The Ministry of Education has decided to close down the Kumasi Academy (KUMACA) to pave the way for officials of the World Health Organisation (WHO) to carry out an environmental health scan to determine the actual cause of increasing deaths among the students of the school.
However, the decision will be carried out after the students and the teaching and non-teaching staff of the school and their families have completed taking the antibiotic currently being administered to them jointly by the Ghana Health Service (GHS) and WHO.
The decision to close down the school was the outcome of a closed-door meeting held by a Deputy Minister of Education, Dr Yaw Osei Adutwum; the Ashanti Regional Minister and the Ashanti Regional Director of Health, Dr Emmanuel Tinkorang, in Kumasi on Wednesday.
Four students of the school died between November 30 and December 5, 2017, bringing the total number of students who have passed away in the school since April this year to 11.
Dr Adutwum advised parents to allow their children to go through and complete the full course of the three-day drug administration before taking them home, adding: “We are going to close down the school, but we want to protect the children first.”
He urged parents who had taken their children home to send them back for the drug administration and appealed to day students of the school to also take part in the drug administration.
Currently, 19 students of the school are on admission — 16 of them at the Kwame Nkrumah University of Science and Technology (KNUST) Hospital, while three are at the Komfo Anokye Teaching Hospital (KATH).
For his part, Dr Tinkorang said the students on admission were responding to treatment after taking the broad-spectrum antibiotic.
He said after the administration of the antibiotic, the temperature of all those on admission went down and that was what encouraged the GHS to administer the same medicine to all the students.
Meanwhile, Members of Parliament (MPs) have urged the Ministry of Health and health experts to speed up the process towards establishing the cause of death at KUMACA, writes Musah Yahaya Jafaru from PARLIAMENT HOUSE.
They said the increasing rate of death among the students there had created fear and panic among the students, the teaching and non-teaching staff, parents, as well as residents of Kumasi.
The legislators said the delay in establishing the cause of the deaths was inexcusable, considering the fact that the deaths started around March this year.
The MPs made the call yesterday after the Minister of Health, Mr Kwaku Agyeman-Manu, had briefed the House on the health situation at KUMACA.
Mr Agyeman-Manu was responding to a directive by the First Deputy Speaker of Parliament, Mr Joseph Osei-Owusu, following a request by the Minority Chief Whip and MP for Asawase, Alhaji Mohammed-Mubarak Muntaka, for the minister to be asked to give an official position on measures being taken by the ministry to prevent the spread of the disease.
According to the minister, since November 29, 2017, the cases reported had been mostly high-grade fever with headache, with or without neck pains.
He said three of the students died at the KNUST Hospital and one at KATH, while 23 were still on admission, with 19 having been treated and discharged.

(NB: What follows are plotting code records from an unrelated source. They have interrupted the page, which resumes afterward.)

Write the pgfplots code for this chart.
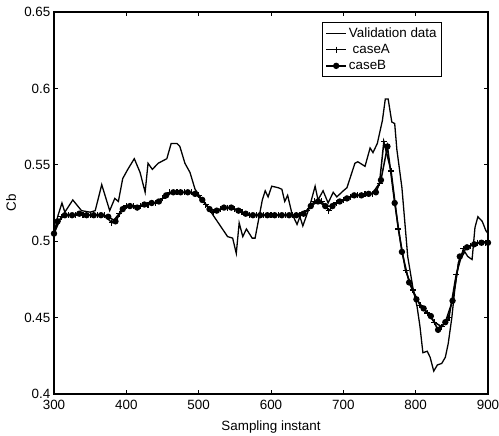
\documentclass[border=0pt]{standalone}
\usepackage{fontspec}
\setmainfont{Liberation Sans}
\usepackage{pgfplots}
\pgfplotsset{compat=1.18}
\begin{document}
\fontsize{13.4bp}{16bp}\selectfont
\begin{tikzpicture}
\path[use as bounding box] (-54bp,-42bp) rectangle (445bp,394bp);
\begin{axis}[
  at={(0,0)}, anchor=south west,
  scale only axis, width=434bp, height=382bp,
  xmin=300, xmax=900, ymin=0.4, ymax=0.65,
  xtick={300,400,...,900},
  ytick={0.4,0.45,0.5,0.55,0.6,0.65},
  yticklabels={0.4,0.45,0.5,0.55,0.6,0.65},
  xticklabels={300,400,500,600,700,800,900},
  tick align=inside, tick pos=both,
  major tick length=4bp,
  axis line style={line width=1.1pt},
  every tick/.style={line width=1.0pt, black},
  ticklabel style={font=\fontsize{13.4bp}{16bp}\selectfont},
  xticklabel style={yshift=-1bp},
  yticklabel style={xshift=1bp},
  xlabel={Sampling instant},
  ylabel={Cb},
  every axis x label/.style={at={(axis description cs:0.5,-0.0864)}, anchor=center},
  every axis y label/.style={at={(axis description cs:-0.099,0.5)}, anchor=center, rotate=90},
  legend style={at={(0.894,0.974)}, anchor=north east, draw=black, line width=0.8pt,
    font=\fontsize{13.4bp}{16bp}\selectfont, inner xsep=3bp, inner ysep=3bp,
    row sep=1bp, cells={anchor=west}},
  legend image code/.code={\draw[#1, mark repeat=2, mark phase=2] plot coordinates {(0bp,0bp) (10bp,0bp) (20bp,0bp)};},
]
\addplot[black, line width=1.3pt, mark=none] coordinates {
(300,0.504) (305,0.516) (311,0.525) (315,0.519) (326,0.527) (338,0.520) (350,0.519)
(357,0.520) (366,0.537) (377,0.520) (384,0.528) (389,0.526) (395,0.541) (402,0.547)
(411,0.554) (419,0.545) (426,0.532) (430,0.551) (436,0.547) (444,0.551) (456,0.554)
(462,0.564) (470,0.564) (474,0.562) (481,0.551) (488,0.545) (495,0.534) (505,0.527)
(513,0.522) (520,0.517) (530,0.510) (540,0.503) (547,0.502) (552,0.492) (556,0.512)
(561,0.503) (566,0.508) (574,0.502) (578,0.502) (588,0.527) (592,0.533) (596,0.529)
(601,0.536) (610,0.535) (615,0.534) (619,0.526) (623,0.530) (629,0.518) (636,0.511)
(640,0.516) (644,0.510) (653,0.522) (661,0.536) (665,0.527) (672,0.533) (679,0.525)
(686,0.532) (691,0.529) (700,0.533) (705,0.535) (716,0.551) (720,0.552) (730,0.549)
(737,0.561) (741,0.558) (747,0.564) (754,0.579) (758,0.593) (762,0.593) (767,0.578)
(771,0.577) (774,0.560) (781,0.535) (789,0.490) (796,0.470) (802,0.457) (806,0.444)
(810,0.427) (816,0.428) (820,0.424) (825,0.415) (830,0.419) (836,0.420) (841,0.424)
(845,0.433) (850,0.450) (854,0.468) (859,0.486) (864,0.490) (868,0.493) (872,0.490)
(878,0.488) (882,0.509) (886,0.516) (892,0.513) (897,0.507) (900,0.505)
};
\addlegendentry{Validation data}
\addplot[black, line width=1.5pt, mark=+, mark size=3bp, mark options={line width=1.2pt}] coordinates {
(300,0.505) (310,0.516) (320,0.517) (330,0.517) (340,0.517) (350,0.517) (360,0.517)
(370,0.517) (380,0.512) (390,0.518) (400,0.523) (410,0.523) (420,0.523) (430,0.524)
(440,0.525) (450,0.528) (460,0.532) (470,0.532) (480,0.532) (490,0.532) (500,0.530)
(510,0.524) (520,0.519) (530,0.521) (540,0.522) (550,0.521) (560,0.519) (570,0.517)
(580,0.517) (590,0.517) (600,0.517) (610,0.517) (620,0.517) (630,0.517) (640,0.517)
(650,0.520) (660,0.526) (670,0.526) (680,0.520) (690,0.525) (700,0.527) (710,0.529)
(720,0.530) (730,0.531) (740,0.531) (750,0.538) (756,0.565) (766,0.546) (776,0.508)
(786,0.481) (796,0.468) (806,0.458) (816,0.453) (826,0.447) (836,0.444) (846,0.450)
(856,0.478) (866,0.495) (876,0.497) (886,0.499) (896,0.499) (900,0.499)
};
\addlegendentry{\ caseA}
\addplot[black, line width=1.5pt, mark=*, mark size=2.4bp] coordinates {
(300,0.505) (305,0.513) (315,0.517) (325,0.517) (335,0.518) (345,0.517) (355,0.517)
(365,0.517) (375,0.516) (385,0.513) (395,0.521) (405,0.523) (415,0.522) (425,0.524)
(435,0.525) (445,0.526) (455,0.530) (465,0.532) (475,0.532) (485,0.532) (495,0.531)
(505,0.527) (515,0.521) (525,0.520) (535,0.522) (545,0.522) (555,0.520) (565,0.518)
(575,0.517) (585,0.517) (595,0.517) (605,0.517) (615,0.517) (625,0.517) (635,0.517)
(645,0.518) (655,0.523) (665,0.526) (675,0.523) (685,0.523) (695,0.526) (705,0.528)
(715,0.530) (725,0.530) (735,0.531) (745,0.532) (752,0.540) (761,0.562) (771,0.525)
(781,0.493) (791,0.473) (801,0.462) (811,0.456) (821,0.451) (831,0.442) (841,0.447)
(851,0.461) (861,0.490) (871,0.496) (881,0.498) (891,0.499) (900,0.499)
};
\addlegendentry{caseB}
\end{axis}
\end{tikzpicture}
\end{document}
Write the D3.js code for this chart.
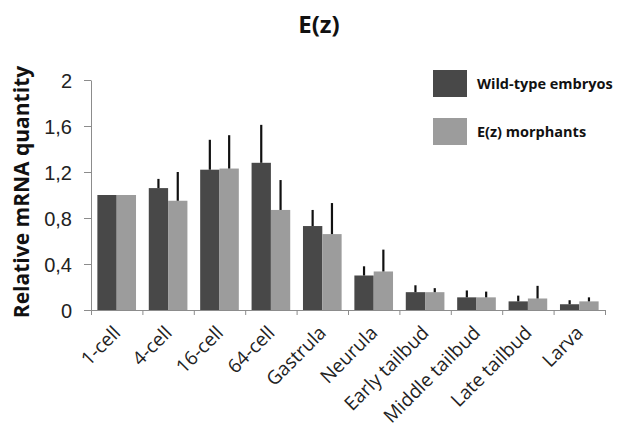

The Majority Leader, Mr Osei Kyei-Mensah-Bonsu, said "we are still groping in the dark as to what is causing the deaths at KUMACA".
He said it would be wrong to talk about applying vaccination now "when we don't know the cause of death" and indicated that the first step was to establish the cause of the ailment.
He, therefore, urged the agencies responsible "to speed up the process of finding the cause of the predicament because they cannot go on indefinitely".
The Minority Leader, Mr Haruna Iddrisu, said urgency of response in terms of timing and methods was critical to finding a solution to the situation.
He said the country would become the laughing stock of the international community if health experts continued to delay in establishing the cause of the deaths in the school.
He urged the Minister of Health to declare KUMACA a public health emergency zone and taken over by health experts to monitor the situation.
The MP for Daffiama/Bussi/Issa, Dr Sebastian Ngmenenso Sandaare, who is a medical practitioner, stressed the need for the Ministry of Health to deal with the health situation in the school with alacrity.
Alhaji Muntaka urged the Minister of Health to liaise with the school authorities to let parents who had taken their children home to send them back to the school to receive the three-day preventive treatment being administered in the school.
He said if care was not taken, the disease could spread to homes in Kumasi and other parts of the country.
Public health actions
Mr Agyeman-Manu said the students had been put on prophylaxis, chemotherapy and other interventions that could prevent further infections in the school.
He said initial findings were negative for viral hemorrhagic fever and indicated that an initial autopsy was, however, inconclusive.
"Currently, no definite laboratory confirmation has been done as to the cause of the outbreak," he said.
He said some specimen had been taken from the KNUST Hospital and sent to the Noguchi Memorial Institute for Medical Research for investigations.
He said a national response team, supported by the WHO, was assisting the health authorities in the Ashanti Region to facilitate the response activities.
Besides, Mr Agyeman-Manu said, surveillance had been intensified throughout the Asokore-Mampong municipality.